Understanding Cycles of Concentration (COC)
COC in Cooling Towers and Boilers
What Are Cycles of Concentration?
Cycles of Concentration (COC) refer to the number of times water is recirculated in a system before it is discharged as blowdown. It is a crucial metric in cooling towers and boilers that helps balance water conservation, chemical efficiency, and equipment longevity. Higher cycles mean more water is reused, but excessive concentration can lead to scale, corrosion, and operational inefficiencies.
Mathematically, COC is expressed as:
$$ COC = \frac{\text{Conductivity of recirculating water}}{\text{Conductivity of makeup water}} $$
Alternatively, COC can be determined using chloride, silica, or total dissolved solids (TDS) measurements:
$$ COC = \frac{\text{Chloride in recirculating water}}{\text{Chloride in makeup water}} $$
$$ COC = \frac{\text{Silica in recirculating water}}{\text{Silica in makeup water}} $$
Since chloride and silica do not evaporate, they provide accurate concentration factors. Understanding and optimizing COC helps maintain system performance while reducing water and chemical consumption.
Cycles of Concentration in Cooling Towers
Why COC Matters in Cooling Towers
Cooling towers operate by removing heat through evaporation. However, evaporation leaves behind dissolved minerals that increase water concentration over time. If COC is too low, excessive blowdown wastes water and treatment chemicals. If COC is too high, minerals precipitate, leading to scale buildup that reduces heat exchange efficiency and increases energy consumption.
How to Calculate COC for Cooling Towers
$$ \text{Blowdown Rate} = \frac{\text{Evaporation Rate}}{COC – 1} $$
$$ \text{Makeup Water Rate} = \text{Evaporation Rate} + \text{Blowdown Rate} + \text{Drift Loss} $$
Where:
- Evaporation Rate = $$ 0.001 \times \text{Recirculation Rate} \times \Delta T $$
- Drift Loss is typically 0.002–0.005% of recirculation flow, depending on drift eliminator efficiency.
Maximum Conductivity Limits for Cooling Towers
| Cooling Tower Parameter | Soft Water Max (ppm) | Hard Water Max (ppm) |
|---|---|---|
| Conductivity (µS/cm) | 1,500–2,500 | 3,000–5,000 |
| Chloride (ppm) | <750 | <1,500 |
| Sulfate (ppm) | <800 | <1,500 |
| Calcium Hardness (ppm) | 300–500 | 600–1,000 |
| Silica (ppm) | 120 | 150–200 |
Cycles of Concentration in Boilers
Why COC Matters in Boilers
In boilers, water is converted to steam, leaving behind concentrated dissolved solids.

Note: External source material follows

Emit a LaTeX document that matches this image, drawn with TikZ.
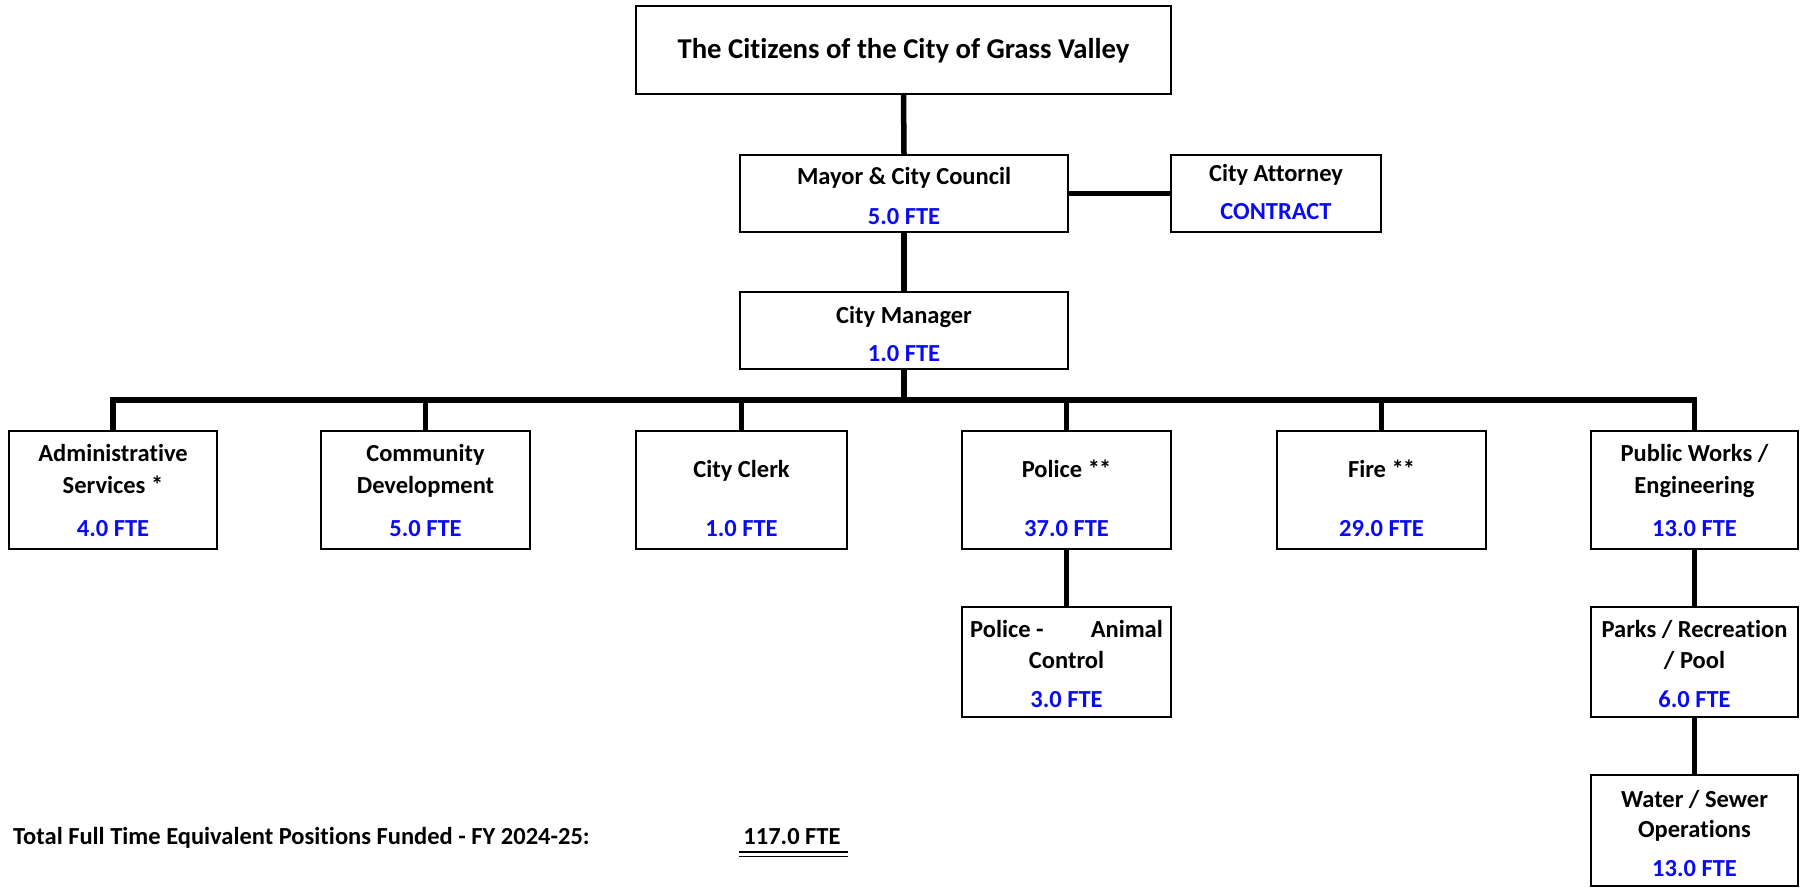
\documentclass[tikz,border=0pt]{standalone}
\usepackage{fontspec}
\setmainfont{Carlito}[Ligatures=NoCommon]
\definecolor{fteblue}{RGB}{10,10,245}
\begin{document}
\begin{tikzpicture}[x=1pt,y=-1pt,
  box/.style={draw, line width=2pt, inner sep=0pt, fill=white},
  conn/.style={line width=5.5pt, line join=miter},
  lbl/.style={font=\bfseries\fontsize{24.5}{28}\selectfont, anchor=base, inner sep=0pt},
  fte/.style={lbl, text=fteblue},
  ttl/.style={font=\bfseries\fontsize{28.7}{32}\selectfont, anchor=base, inner sep=0pt}]
\useasboundingbox (0,0) rectangle (1800,888);
\fill[white] (0,0) rectangle (1800,888);
% boxes
\node[box, minimum width=535pt, minimum height=88pt] (cit) at (903.5,50) {};
\node[box, minimum width=328pt, minimum height=77pt] (mayor) at (904,193.5) {};
\node[box, minimum width=210pt, minimum height=77pt] (att) at (1276,193.5) {};
\node[box, minimum width=328pt, minimum height=77pt] (mgr) at (904,330.5) {};
\node[box, minimum width=208pt, minimum height=118pt] (admin) at (113,490) {};
\node[box, minimum width=209pt, minimum height=118pt] (comm) at (425.5,490) {};
\node[box, minimum width=211pt, minimum height=118pt] (clerk) at (741.5,490) {};
\node[box, minimum width=209pt, minimum height=118pt] (police) at (1066.5,490) {};
\node[box, minimum width=209pt, minimum height=118pt] (fire) at (1381.5,490) {};
\node[box, minimum width=207pt, minimum height=118pt] (pw) at (1694.5,490) {};
\node[box, minimum width=209pt, minimum height=110pt] (animal) at (1066.5,662) {};
\node[box, minimum width=207pt, minimum height=110pt] (parks) at (1694.5,662) {};
\node[box, minimum width=207pt, minimum height=111pt] (water) at (1694.5,830.5) {};
% connectors
\coordinate (bus) at (0,400);
\draw[conn] (cit.south) -- (mayor.north);
\draw[conn] (mayor.east) -- (att.west);
\draw[conn] (mayor.south) -- (mgr.north);
\draw[conn] (mgr.south) -- (mgr.south |- bus);
\draw[conn] (admin.north) -- (admin.north |- bus) -- (pw.north |- bus) -- (pw.north);
\draw[conn] (comm.north) -- (comm.north |- bus);
\draw[conn] (clerk.north) -- (clerk.north |- bus);
\draw[conn] (police.north) -- (police.north |- bus);
\draw[conn] (fire.north) -- (fire.north |- bus);
\draw[conn] (police.south) -- (animal.north);
\draw[conn] (pw.south) -- (parks.north);
\draw[conn] (parks.south) -- (water.north);
% texts
\node[ttl] (tcit) at (903.5,59) {The Citizens of the City of Grass Valley};
\node[lbl] (tmayor) at (904,185) {Mayor \& City Council};
\node[fte] (fmayor) at (904,224) {5.0 FTE};
\node[lbl] (tatt) at (1276,182) {City Attorney};
\node[fte] (fatt) at (1276,219) {CONTRACT};
\node[lbl] (tmgr) at (904,323) {City Manager};
\node[fte] (fmgr) at (904,361) {1.0 FTE};
\node[lbl] (tadmin1) at (113,461) {Administrative};
\node[lbl] (tadmin2) at (113,493) {Services *};
\node[fte] (fadmin) at (113,536) {4.0 FTE};
\node[lbl] (tcomm1) at (425.5,461) {Community};
\node[lbl] (tcomm2) at (425.5,493) {Development};
\node[fte] (fcomm) at (425.5,536) {5.0 FTE};
\node[lbl] (tclerk) at (741.5,477) {City Clerk};
\node[fte] (fclerk) at (741.5,536) {1.0 FTE};
\node[lbl] (tpolice) at (1066.5,477) {Police *\kern-1pt*};
\node[fte] (fpolice) at (1066.5,536) {37.0 FTE};
\node[lbl] (tfire) at (1381.5,477) {Fire *\kern-1pt*};
\node[fte] (ffire) at (1381.5,536) {29.0 FTE};
\node[lbl] (tpw1) at (1694.5,461) {Public Works /};
\node[lbl] (tpw2) at (1694.5,493) {Engineering};
\node[fte] (fpw) at (1694.5,536) {13.0 FTE};
\node[lbl, anchor=base west] (tanimal1a) at (970,637) {Police -};
\node[lbl, anchor=base east] (tanimal1b) at (1163,637) {Animal};
\node[lbl] (tanimal2) at (1066.5,668) {Control};
\node[fte] (fanimal) at (1066.5,707) {3.0 FTE};
\node[lbl] (tparks1) at (1694.5,637) {Parks / Recreation};
\node[lbl] (tparks2) at (1694.5,668) {/ Pool};
\node[fte] (fparks) at (1694.5,707) {6.0 FTE};
\node[lbl] (twater1) at (1694.5,807) {Water / Sewer};
\node[lbl] (twater2) at (1694.5,837) {Operations};
\node[fte] (fwater) at (1694.5,876) {13.0 FTE};
% total
\node[lbl, anchor=base west] (total) at (13,844) {Total Full Time Equivalent Positions Funded - FY 2024-25:};
\node[lbl] (tot) at (792,844) {117.0 FTE};
\draw[line width=1.4pt] (739,852) -- (848,852);
\draw[line width=1.4pt] (739,856.5) -- (848,856.5);
\end{tikzpicture}
\end{document}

If cycles are too high, scale deposits form on heat transfer surfaces, reducing efficiency and increasing fuel consumption. If cycles are too low, excessive blowdown leads to water and energy waste. Maintaining an optimal balance ensures operational efficiency, reliability, and cost-effectiveness.
How to Calculate COC for Boilers
$$ COC = \frac{\text{TDS in boiler water}}{\text{TDS in feedwater}} $$
$$ \text{Blowdown Rate} = \frac{\text{Steam Flow Rate}}{COC – 1} $$
Proper feedwater treatment, including deaeration and chemical conditioning, allows higher cycles without compromising system integrity.
Maximum Conductivity Limits for Boilers
| Boiler Pressure (psig) | Max Conductivity (µS/cm) | Max Silica (ppm) | Max TDS (ppm) |
|---|---|---|---|
| 0–150 | 3,500–4,500 | <150 | <3,500 |
| 150–300 | 2,500–3,500 | <120 | <2,500 |
| 300–600 | 1,500–2,500 | <90 | <1,500 |
| 600+ | <1,000 | <40 | <500 |
Conclusion: Why COC Optimization Matters
Optimizing cycles of concentration is essential for reducing operational costs, improving thermal efficiency, and minimizing water and chemical waste. Key takeaways include:
- Cooling Towers: Aim for 5–10 cycles with proper scale control and drift reduction depending on the conductivity of the make-up water.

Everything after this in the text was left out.